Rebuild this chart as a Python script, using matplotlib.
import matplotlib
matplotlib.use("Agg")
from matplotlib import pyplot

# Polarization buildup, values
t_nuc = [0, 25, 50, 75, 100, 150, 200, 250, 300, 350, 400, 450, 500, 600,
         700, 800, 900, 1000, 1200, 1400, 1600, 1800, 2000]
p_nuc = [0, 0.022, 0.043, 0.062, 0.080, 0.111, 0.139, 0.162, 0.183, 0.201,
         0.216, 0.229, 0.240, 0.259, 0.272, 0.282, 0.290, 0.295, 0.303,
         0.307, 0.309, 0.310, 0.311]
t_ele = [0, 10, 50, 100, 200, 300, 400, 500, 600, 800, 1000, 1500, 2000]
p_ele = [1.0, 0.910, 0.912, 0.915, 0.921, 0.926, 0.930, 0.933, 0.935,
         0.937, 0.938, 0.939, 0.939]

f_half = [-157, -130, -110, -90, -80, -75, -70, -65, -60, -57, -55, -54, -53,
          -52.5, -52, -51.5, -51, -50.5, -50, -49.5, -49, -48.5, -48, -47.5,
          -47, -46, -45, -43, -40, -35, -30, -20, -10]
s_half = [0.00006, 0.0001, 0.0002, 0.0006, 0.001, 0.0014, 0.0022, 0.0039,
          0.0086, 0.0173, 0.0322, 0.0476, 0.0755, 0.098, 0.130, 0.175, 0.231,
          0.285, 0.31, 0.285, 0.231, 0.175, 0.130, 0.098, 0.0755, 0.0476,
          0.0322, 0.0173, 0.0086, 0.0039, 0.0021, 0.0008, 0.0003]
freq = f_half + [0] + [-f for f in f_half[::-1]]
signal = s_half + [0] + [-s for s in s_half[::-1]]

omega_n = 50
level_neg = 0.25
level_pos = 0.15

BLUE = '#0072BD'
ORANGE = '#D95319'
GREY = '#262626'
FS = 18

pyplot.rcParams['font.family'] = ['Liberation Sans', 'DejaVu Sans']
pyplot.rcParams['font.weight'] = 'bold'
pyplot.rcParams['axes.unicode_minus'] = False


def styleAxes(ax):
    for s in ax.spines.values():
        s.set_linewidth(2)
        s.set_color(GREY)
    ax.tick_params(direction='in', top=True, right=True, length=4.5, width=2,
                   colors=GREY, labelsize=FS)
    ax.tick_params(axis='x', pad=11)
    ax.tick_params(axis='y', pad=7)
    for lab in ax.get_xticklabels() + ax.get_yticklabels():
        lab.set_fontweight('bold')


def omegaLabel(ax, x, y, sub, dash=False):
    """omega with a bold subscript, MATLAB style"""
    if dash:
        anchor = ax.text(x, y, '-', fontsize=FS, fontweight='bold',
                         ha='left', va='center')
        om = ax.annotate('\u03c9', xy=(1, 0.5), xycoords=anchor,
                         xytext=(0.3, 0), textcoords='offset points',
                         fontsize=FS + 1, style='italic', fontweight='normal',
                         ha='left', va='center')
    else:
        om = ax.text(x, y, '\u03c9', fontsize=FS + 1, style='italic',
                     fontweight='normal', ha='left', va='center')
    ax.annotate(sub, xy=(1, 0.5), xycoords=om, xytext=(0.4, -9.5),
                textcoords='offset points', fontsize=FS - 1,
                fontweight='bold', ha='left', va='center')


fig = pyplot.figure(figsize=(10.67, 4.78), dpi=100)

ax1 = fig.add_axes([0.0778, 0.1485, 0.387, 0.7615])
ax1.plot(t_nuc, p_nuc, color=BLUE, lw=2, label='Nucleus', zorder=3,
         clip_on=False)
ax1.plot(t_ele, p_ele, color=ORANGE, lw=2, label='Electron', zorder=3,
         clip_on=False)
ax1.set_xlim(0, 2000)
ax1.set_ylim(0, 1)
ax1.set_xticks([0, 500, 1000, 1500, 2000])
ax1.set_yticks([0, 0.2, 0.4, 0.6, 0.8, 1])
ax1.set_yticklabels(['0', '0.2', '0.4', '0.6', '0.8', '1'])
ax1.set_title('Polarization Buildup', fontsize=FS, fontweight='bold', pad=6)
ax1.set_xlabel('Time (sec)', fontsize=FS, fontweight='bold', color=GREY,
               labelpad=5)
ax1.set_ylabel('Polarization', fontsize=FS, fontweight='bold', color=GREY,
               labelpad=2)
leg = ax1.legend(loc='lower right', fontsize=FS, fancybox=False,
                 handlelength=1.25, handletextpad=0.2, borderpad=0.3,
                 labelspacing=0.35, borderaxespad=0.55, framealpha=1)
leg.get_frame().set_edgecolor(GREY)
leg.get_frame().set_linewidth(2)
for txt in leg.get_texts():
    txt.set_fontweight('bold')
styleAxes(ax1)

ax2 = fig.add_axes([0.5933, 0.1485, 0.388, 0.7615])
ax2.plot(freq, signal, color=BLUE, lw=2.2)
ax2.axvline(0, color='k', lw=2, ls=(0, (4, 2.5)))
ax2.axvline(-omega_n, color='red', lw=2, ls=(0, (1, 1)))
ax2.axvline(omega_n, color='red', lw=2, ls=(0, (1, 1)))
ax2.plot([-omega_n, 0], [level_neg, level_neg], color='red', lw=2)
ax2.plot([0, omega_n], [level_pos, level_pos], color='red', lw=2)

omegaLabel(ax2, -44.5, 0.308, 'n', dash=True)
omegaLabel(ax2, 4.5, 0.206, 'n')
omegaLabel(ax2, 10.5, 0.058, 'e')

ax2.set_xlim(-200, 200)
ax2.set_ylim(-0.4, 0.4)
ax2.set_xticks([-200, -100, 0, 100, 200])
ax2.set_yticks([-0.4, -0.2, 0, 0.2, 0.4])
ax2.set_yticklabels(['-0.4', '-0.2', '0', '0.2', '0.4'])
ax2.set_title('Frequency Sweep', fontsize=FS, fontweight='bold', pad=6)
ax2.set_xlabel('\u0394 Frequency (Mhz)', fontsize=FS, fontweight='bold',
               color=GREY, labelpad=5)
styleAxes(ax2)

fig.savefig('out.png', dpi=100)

※

(WHAT NEEDS TO BE DONE) Copy each line that contains the word "matplotlib".

(REPLY)
Rebuild this chart as a Python script, using matplotlib.
import matplotlib
matplotlib.use("Agg")
from matplotlib import pyplot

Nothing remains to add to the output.